Some of the most interesting entries in the accounts are the payments for extra labour at busy seasons, to weed corn, make hay, shear sheep, thresh and winnow. The busiest season of all, the climax of the farmer’s year, was harvest time; and most monastic accounts give it a separate heading. The nuns of St Michael’s, Stamford, year after year record the date “when we began to reap” and the payments to reapers and cockers for the first four or five weeks and to carters for the fortnight afterwards. Extra workers, both men and women, came in from among the cottagers of the manor and of neighbouring manors; in some parts of the country migrant harvesters came, as they do to-day, from distant uplands to help on the farms of the rich cornland. To oversee them a special reap-reeve was hired at a higher rate (the nuns of St Michael’s paid him 13s. 8d. in 1378); gloves were given to the reapers to protect them from thistles[352]; special tithers were hired to set aside the sheaves due to the convent as tithes (the convent paid “to one tither of Wothorpe,” an appropriated church, “10s., and to two of our tithers 13s. 4d.”). The honest Tusser sets out the usage in jingling rhyme:
Grant haruest lord more by a penie or twoo
to call on his fellowes the better to doo:
Giue gloues to thy reapers, a larges to crie,
and dailie to loiterers haue a good eie.
Reape wel, scatter not, gather cleane that is shorne,
binde faste, shock apace, haue an eie to thy corne.

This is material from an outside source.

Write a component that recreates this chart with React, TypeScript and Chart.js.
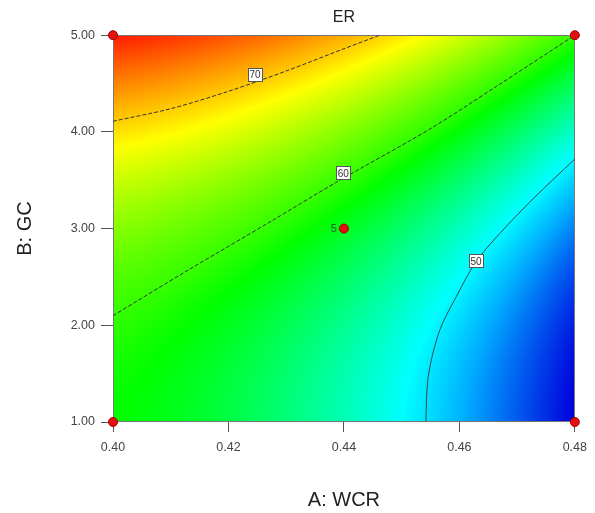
import React, { useEffect, useRef } from 'react';
import { Chart, registerables } from 'chart.js';

Chart.register(...registerables);

// Response grid (ER at A: WCR × B: GC)
const GRID_A = [0.40, 0.42, 0.44, 0.46, 0.48];
const GRID_B = [1, 2, 3, 4, 5];
const ER_B1 = [58.5, 56.3, 52.7, 47.9, 41.8];
const ER_B2 = [59.8, 57.5, 53.9, 49.1, 42.9];
const ER_B3 = [63.3, 61.0, 57.4, 52.5, 46.3];
const ER_B4 = [69.2, 66.9, 63.2, 58.2, 52.0];
const ER_B5 = [77.4, 75.0, 71.3, 66.3, 60.0];
const ER_ROWS = [ER_B1, ER_B2, ER_B3, ER_B4, ER_B5];

const X_TICKS = [0.40, 0.42, 0.44, 0.46, 0.48];
const Y_TICKS = [1, 2, 3, 4, 5];

// Design points
const DESIGN_A = [0.40, 0.40, 0.48, 0.48, 0.44];
const DESIGN_B = [1, 5, 1, 5, 3];
const DESIGN_REPS = [1, 1, 1, 1, 5];

// Contour lines
const C70_A = [0.400, 0.410, 0.420, 0.430, 0.440, 0.4462];
const C70_B = [4.11, 4.24, 4.42, 4.63, 4.86, 5.00];
const C60_A = [0.400, 0.413, 0.4275, 0.439, 0.4549, 0.4664, 0.480];
const C60_B = [2.10, 2.57, 3.08, 3.49, 4.03, 4.47, 5.00];
const C50_A = [0.4542, 0.4546, 0.4566, 0.4595, 0.4629, 0.4670, 0.4728, 0.4800];
const C50_B = [1.00, 1.47, 1.95, 2.30, 2.66, 2.95, 3.31, 3.72];

const LABEL_TEXT = ['70', '60', '50'];
const LABEL_A = [0.4246, 0.4399, 0.4629];
const LABEL_B = [4.59, 3.57, 2.66];

// colour scale (value -> hue), style only
const HUE_VALUES = [41.8, 50, 60, 70, 77.4];
const HUE_DEGREES = [240, 183, 108, 48, 6];

const FONT = '"Liberation Sans", Arial, sans-serif';

function lagrange(nodes: number[], t: number): number[] {
  return nodes.map((nj, j) => {
    let w = 1;
    nodes.forEach((nk, k) => {
      if (k !== j) w *= (t - nk) / (nj - nk);
    });
    return w;
  });
}

function hueFor(v: number): number {
  if (v <= HUE_VALUES[0]) return HUE_DEGREES[0];
  for (let i = 1; i < HUE_VALUES.length; i++) {
    if (v <= HUE_VALUES[i]) {
      const f = (v - HUE_VALUES[i - 1]) / (HUE_VALUES[i] - HUE_VALUES[i - 1]);
      return HUE_DEGREES[i - 1] + f * (HUE_DEGREES[i] - HUE_DEGREES[i - 1]);
    }
  }
  return HUE_DEGREES[HUE_DEGREES.length - 1];
}

function colorFor(v: number): [number, number, number] {
  const h = Math.max(0, Math.min(240, hueFor(v)));
  const s = h / 60;
  const i = Math.min(3, Math.floor(s));
  const f = s - i;
  let r = 0, g = 0, b = 0;
  switch (i) {
    case 0: r = 1; g = f; b = 0; break;
    case 1: r = 1 - f; g = 1; b = 0; break;
    case 2: r = 0; g = 1; b = f; break;
    default: r = 0; g = 1 - f; b = 1; break;
  }
  const dark = h > 200 ? 1 - 0.14 * (h - 200) / 40 : 1;
  return [Math.round(r * 255 * dark), Math.round(g * 255 * dark), Math.round(b * 255 * dark)];
}

const surfacePlugin = {
  id: 'surface',
  beforeDatasetsDraw(chart: any) {
    const { ctx, chartArea, scales } = chart;
    const xs = scales.x;
    const ys = scales.y;
    const left = Math.round(chartArea.left);
    const top = Math.round(chartArea.top);
    const w = Math.round(chartArea.right) - left;
    const h = Math.round(chartArea.bottom) - top;
    const off = document.createElement('canvas');
    off.width = w;
    off.height = h;
    const octx = off.getContext('2d')!;
    const img = octx.createImageData(w, h);
    const wx: number[][] = [];
    for (let i = 0; i < w; i++) wx.push(lagrange(GRID_A, xs.getValueForPixel(left + i + 0.5)));
    for (let j = 0; j < h; j++) {
      const wy = lagrange(GRID_B, ys.getValueForPixel(top + j + 0.5));
      const rowVal = GRID_A.map((_, k) => ER_ROWS.reduce((acc, row, r) => acc + wy[r] * row[k], 0));
      for (let i = 0; i < w; i++) {
        let v = 0;
        for (let k = 0; k < rowVal.length; k++) v += wx[i][k] * rowVal[k];
        const [r, g, b] = colorFor(v);
        const p = (j * w + i) * 4;
        img.data[p] = r;
        img.data[p + 1] = g;
        img.data[p + 2] = b;
        img.data[p + 3] = 255;
      }
    }
    octx.putImageData(img, 0, 0);
    ctx.save();
    ctx.drawImage(off, left, top, w, h);
    ctx.strokeStyle = '#767676';
    ctx.lineWidth = 1;
    ctx.strokeRect(left + 0.5, top + 0.5, w - 1, h - 1);
    ctx.restore();
  },
  afterDatasetsDraw(chart: any) {
    const { ctx, scales } = chart;
    const xs = scales.x;
    const ys = scales.y;
    ctx.save();
    ctx.font = `10px ${FONT}`;
    ctx.textAlign = 'center';
    ctx.textBaseline = 'middle';
    LABEL_TEXT.forEach((txt, i) => {
      const px = xs.getPixelForValue(LABEL_A[i]);
      const py = ys.getPixelForValue(LABEL_B[i]);
      const bw = 15, bh = 14;
      ctx.fillStyle = '#ffffff';
      ctx.fillRect(Math.round(px - bw / 2), Math.round(py - bh / 2), bw, bh);
      ctx.strokeStyle = '#555555';
      ctx.lineWidth = 1;
      ctx.strokeRect(Math.round(px - bw / 2) + 0.5, Math.round(py - bh / 2) + 0.5, bw - 1, bh - 1);
      ctx.fillStyle = '#333333';
      ctx.fillText(txt, px, py + 0.5);
    });
    ctx.font = `11px ${FONT}`;
    ctx.textAlign = 'right';
    ctx.fillStyle = '#3a4a3a';
    DESIGN_REPS.forEach((n, i) => {
      if (n > 1) {
        const px = xs.getPixelForValue(DESIGN_A[i]);
        const py = ys.getPixelForValue(DESIGN_B[i]);
        ctx.fillText(String(n), px - 7, py);
      }
    });
    ctx.restore();
  },
};

const toPts = (a: number[], b: number[]) => a.map((x, i) => ({ x, y: b[i] }));

export default function App() {
  const ref = useRef<HTMLCanvasElement>(null);
  useEffect(() => {
    if (!ref.current) return;
    const lineDs = (label: string, a: number[], b: number[], color: string, dash: number[]) => ({
      label,
      data: toPts(a, b),
      showLine: true,
      borderColor: color,
      borderWidth: 1,
      borderDash: dash,
      pointRadius: 0,
      tension: 0.3,
      fill: false,
    });
    const chart = new Chart(ref.current, {
      type: 'scatter',
      data: {
        datasets: [
          {
            label: 'Design points',
            data: toPts(DESIGN_A, DESIGN_B),
            pointRadius: 4.5,
            pointBackgroundColor: '#e31010',
            pointBorderColor: '#a00000',
            pointBorderWidth: 1,
            showLine: false,
            clip: false,
          } as any,
          lineDs('70', C70_A, C70_B, '#333333', [4, 2]),
          lineDs('60', C60_A, C60_B, '#333333', [4, 2]),
          lineDs('50', C50_A, C50_B, '#2e4a4e', []),
        ],
      },
      options: {
        animation: false,
        responsive: true,
        maintainAspectRatio: false,
        events: [],
        layout: { padding: { left: 0, right: 20, top: 0, bottom: 0 } },
        plugins: {
          legend: { display: false },
          tooltip: { enabled: false },
          title: {
            display: true,
            fullSize: false,
            text: 'ER',
            color: '#222222',
            font: { family: FONT, size: 16, weight: 'normal', lineHeight: 1.2 },
            padding: { top: 8, bottom: 8 },
          },
        },
        scales: {
          x: {
            type: 'linear',
            min: 0.40,
            max: 0.48,
            afterBuildTicks: (s: any) => { s.ticks = X_TICKS.map((v) => ({ value: v })); },
            afterFit: (s: any) => { s.height = 91; },
            ticks: {
              color: '#444444',
              font: { family: FONT, size: 12.5, lineHeight: 1.2 },
              padding: 8,
              maxRotation: 0,
              callback: (v: any) => Number(v).toFixed(2),
            },
            grid: { drawOnChartArea: false, drawTicks: true, tickLength: 10, tickColor: '#555555' },
            border: { display: false },
            title: {
              display: true,
              text: 'A: WCR',
              color: '#222222',
              font: { family: FONT, size: 20, lineHeight: 1.2 },
              padding: { top: 0, bottom: 1 },
            },
          },
          y: {
            type: 'linear',
            min: 1,
            max: 5,
            afterBuildTicks: (s: any) => { s.ticks = Y_TICKS.map((v) => ({ value: v })); },
            afterFit: (s: any) => { s.width = 113; },
            ticks: {
              color: '#444444',
              font: { family: FONT, size: 12.5, lineHeight: 1.2 },
              padding: 6,
              callback: (v: any) => Number(v).toFixed(2),
            },
            grid: { drawOnChartArea: false, drawTicks: true, tickLength: 12, tickColor: '#555555' },
            border: { display: false },
            title: {
              display: true,
              text: 'B: GC',
              color: '#222222',
              font: { family: FONT, size: 20, lineHeight: 1.2 },
              padding: { top: 13, bottom: 0 },
            },
          },
        },
      },
      plugins: [surfacePlugin],
    } as any);
    return () => chart.destroy();
  }, []);
  return (
    <div style={{ position: 'fixed', left: 0, top: 0, width: 595, height: 513, background: '#ffffff' }}>
      <canvas ref={ref} />
    </div>
  );
}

Lode safe, carrie home, follow time being faire,
goue iust in the barne, it is out of despaire.
Tithe dulie and trulie, with hartie good will
that God and his blessing may dwell with thee still:
Though Parson neglecteth his dutie for this,
thank thou thy Lord God, and giue erie man his[353].
Usually the workers got their board during harvest and very well they fared. The careful treasuresses of St Michael’s get in beef and mutton and fish for them, to say nothing of eggs and bread and oatmeal and foaming jugs of beer. Porringers and platters have to be laid in for them to feed from; and since they work until the sun goes down, candles must be bought to light the board in the summer dusk. At the end of all, when the last sheaf was carried to the barn and the last gleaner had left the fields, the nuns entertained their harvesters to a mighty feast.
It was a time for hard work and for good fellowship. Says Tusser:
In haruest time, haruest folke, seruants and all,
should make all togither good cheere in the hall:
And fill out the black boule of bleith to their song,
and let them be merie all haruest time long.
Once ended thy haruest let none be begilde,
please such as did helpe thee, man, woman and childe.
Thus dooing, with alway such helpe as they can,
those winnest the praise of the labouring man[354].
The final feast was associated with the custom of giving a goose to all who had not overturned a load in carrying during harvest, and the nuns of St Michael’s always enter it in their accounts as “the expenses of the sickle goose” or harvest goose.
For all this good feasting, yet art thou not loose
till ploughman thou giuest his haruest home goose.
Though goose go in stubble, I passe not for that,
let goose haue a goose, be she leane, be she fat[355].
An echo of old English gaiety sounds very pleasantly through these harvest expenses.
(5) The wages sheet. The last set of expenses which the monastic housewife entered upon her roll was the wages sheet of the household, the payments for the year, or for a shorter period, of all her male and female dependents, together with the cost of their livery and of their allowance of “mixture,” when the convent gave them these. We saw in the last chapter that the nuns were the centre of a small community of farm and household servants, ranging from the reverend chaplains and dignified bailiff through all grades of standing and usefulness, down to the smallest kitchen-maid and the gardener’s boy.
Such is the tale of the account rolls. It may be objected by some that this talk of tenement-building, and livestock, ploughshares and harvest-home has little to do with monastic life, since it is but the common routine of every manor. But this is the very reason for describing it. The nunneries of England were firmly founded on the soil and the nuns were housewives and ladies of the manor, as were their sisters in the world. This homely business was half their lives; they knew the kine in the byre and the corn in the granary, as well as the service-books upon their stalls. The sound of their singing went up to heaven mingled with the shout of the ploughmen in the field and the clatter of churns in the dairy. When a prioress’ negligence lets the sheepfold fall into disrepair, so that the young lambs die of the damp, it is made a charge against her to the bishop, together with more spiritual crimes. The routine of the farm goes on side by side with the routine of the chapel. These account rolls give us the material basis for the complicated structure of monastic life. This is how nuns won their livelihood; this is how they spent it.